We laughed, we played, we swam. Tranquil and fully at peace. We had our snorkeling gear and swam about looking deep down beneath the surface. Kayaks were available in each Cenote and we had fun kayaking around, enjoying the beautiful blue.
When we entered into the deep cavernous Cenotes my heart filled with so much beauty words cannot even express it. These Cenotes are a part of an underground system, the longest underground river in the world. Stalactites and stalagmites decorated the interior reflecting back in the mirrored crystal clear water. Bats hovered in the darkness snickering at us and casting shadows upon the cave walls. The water seemed to extend down endlessly beneath us, a plethora of blues. In this moment, we were purely present and enamored by our surroundings. We were still and silent, listening to the soft trickle of water flowing and gazing at the water reflections dancing on the ceiling. We were in a trance, meditating and feeling the energy of nature within us.

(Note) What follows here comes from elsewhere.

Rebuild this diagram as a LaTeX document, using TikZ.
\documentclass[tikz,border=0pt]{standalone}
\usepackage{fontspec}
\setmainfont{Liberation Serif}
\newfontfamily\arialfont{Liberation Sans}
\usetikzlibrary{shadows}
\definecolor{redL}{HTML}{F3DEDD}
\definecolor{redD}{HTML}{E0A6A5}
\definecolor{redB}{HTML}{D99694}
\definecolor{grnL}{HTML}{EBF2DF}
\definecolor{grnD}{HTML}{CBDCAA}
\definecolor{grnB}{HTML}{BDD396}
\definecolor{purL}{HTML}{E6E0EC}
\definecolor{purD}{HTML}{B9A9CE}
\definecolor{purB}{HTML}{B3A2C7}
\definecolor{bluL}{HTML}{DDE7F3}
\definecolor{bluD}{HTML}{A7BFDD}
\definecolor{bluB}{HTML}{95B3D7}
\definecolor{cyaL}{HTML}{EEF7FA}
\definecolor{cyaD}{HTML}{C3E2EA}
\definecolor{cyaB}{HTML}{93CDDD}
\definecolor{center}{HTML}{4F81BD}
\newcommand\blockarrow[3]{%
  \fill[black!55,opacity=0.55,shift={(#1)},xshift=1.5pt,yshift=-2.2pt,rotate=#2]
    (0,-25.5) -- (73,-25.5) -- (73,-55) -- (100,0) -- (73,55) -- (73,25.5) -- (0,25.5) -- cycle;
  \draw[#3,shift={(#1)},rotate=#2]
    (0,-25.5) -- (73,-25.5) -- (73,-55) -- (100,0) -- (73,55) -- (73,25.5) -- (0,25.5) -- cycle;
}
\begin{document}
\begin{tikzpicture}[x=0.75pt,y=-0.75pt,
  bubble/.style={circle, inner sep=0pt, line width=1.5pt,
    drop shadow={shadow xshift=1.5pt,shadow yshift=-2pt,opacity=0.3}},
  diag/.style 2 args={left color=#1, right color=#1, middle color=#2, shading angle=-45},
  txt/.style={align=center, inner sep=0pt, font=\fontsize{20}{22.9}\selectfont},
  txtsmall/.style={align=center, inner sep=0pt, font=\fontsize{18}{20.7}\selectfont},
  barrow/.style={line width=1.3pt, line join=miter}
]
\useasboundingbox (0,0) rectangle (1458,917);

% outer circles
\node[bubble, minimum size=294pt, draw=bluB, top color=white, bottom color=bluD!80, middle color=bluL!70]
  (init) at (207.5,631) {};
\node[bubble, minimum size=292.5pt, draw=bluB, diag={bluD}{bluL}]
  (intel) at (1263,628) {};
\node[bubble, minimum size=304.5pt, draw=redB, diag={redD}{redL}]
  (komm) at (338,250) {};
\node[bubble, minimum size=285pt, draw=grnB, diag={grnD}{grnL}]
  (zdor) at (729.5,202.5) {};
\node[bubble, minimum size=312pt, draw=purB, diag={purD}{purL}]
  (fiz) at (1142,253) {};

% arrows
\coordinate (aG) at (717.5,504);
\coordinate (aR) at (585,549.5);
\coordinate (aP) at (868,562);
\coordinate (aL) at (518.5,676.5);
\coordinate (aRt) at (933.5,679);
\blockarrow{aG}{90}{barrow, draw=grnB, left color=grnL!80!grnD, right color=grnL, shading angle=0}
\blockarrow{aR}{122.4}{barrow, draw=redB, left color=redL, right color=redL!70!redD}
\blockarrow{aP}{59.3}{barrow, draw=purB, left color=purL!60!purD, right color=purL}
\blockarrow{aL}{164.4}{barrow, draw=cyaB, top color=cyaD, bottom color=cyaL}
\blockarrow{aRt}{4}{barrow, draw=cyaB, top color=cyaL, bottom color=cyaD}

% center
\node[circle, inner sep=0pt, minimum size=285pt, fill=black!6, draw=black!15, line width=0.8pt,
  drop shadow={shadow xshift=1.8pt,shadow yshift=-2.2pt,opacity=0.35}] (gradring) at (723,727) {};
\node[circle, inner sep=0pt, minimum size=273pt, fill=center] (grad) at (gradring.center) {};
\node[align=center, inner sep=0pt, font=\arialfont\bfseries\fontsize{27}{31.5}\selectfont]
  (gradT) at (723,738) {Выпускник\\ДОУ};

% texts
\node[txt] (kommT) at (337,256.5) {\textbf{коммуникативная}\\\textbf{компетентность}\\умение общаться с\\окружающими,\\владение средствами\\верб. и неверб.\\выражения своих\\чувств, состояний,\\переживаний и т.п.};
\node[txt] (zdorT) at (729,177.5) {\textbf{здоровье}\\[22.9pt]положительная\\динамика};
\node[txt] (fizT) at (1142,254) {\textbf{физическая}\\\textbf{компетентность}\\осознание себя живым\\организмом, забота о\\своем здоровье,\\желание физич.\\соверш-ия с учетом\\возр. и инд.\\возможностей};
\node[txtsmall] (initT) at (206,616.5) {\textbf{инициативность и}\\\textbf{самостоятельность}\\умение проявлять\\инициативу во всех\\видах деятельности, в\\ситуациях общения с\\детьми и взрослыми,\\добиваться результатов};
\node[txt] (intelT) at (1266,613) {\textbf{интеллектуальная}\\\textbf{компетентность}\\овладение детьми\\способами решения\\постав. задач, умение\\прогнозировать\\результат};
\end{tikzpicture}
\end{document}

There are so many different Cenotes to choose from when visiting Tulum, signs litter the highway. We would recommend arriving at places early like as soon as they open, because it can get quite busy quickly. For us we like to enjoy nature with as minimal noise as possible, so we always seek out the lesser known locations to adventure to. We were fortunate enough to enjoy most of the Cenotes we went to with minimal people around and it made the experience much more serene.
No matter where we go, I have always been more partial to freshwater. It’s something in the way that I’m wired. From waterfalls, creeks, rivers, lakes, estuaries… and now, cenotes! I found a new, completely unique way to love another fresh water source. By far these cenotes must be the most breathtaking spectacle of nature that I have seen. Each one an entirely different experience, yet all rooted from the same historic foundation. Constantly changing, morphing through the years. Their pristine, crystal blue waters beckon the eyes and body to gander; to take a plunge, basking in the infinite beauty.
We spent our days chasing down various secluded spots to enjoy this natural phenomenon. We avoided the major cenotes attractions such as Gran Cenote and Dos Ojos for reason alone of overcrowding. Hoards of cars littered the sides of the street like an endless train by late morning every day. Packed in like sardines, swimming head to toe disrupting the tranquil peace and beauty. We were lucky enough to have a private cenote to ourselves during our Shamanistic Sound Healing experience. We were surrounded by the sounds of the jungle above, birds unknown to us chirping and chanting a mid afternoon lullaby. Even at another location where we experienced four different cenotes we mostly had them to ourselves. Kayaking around, jumping off walls into the water. Pure magic! With over 6000 cenotes in Mexico alone, we could spend a lifetime trying to find them all!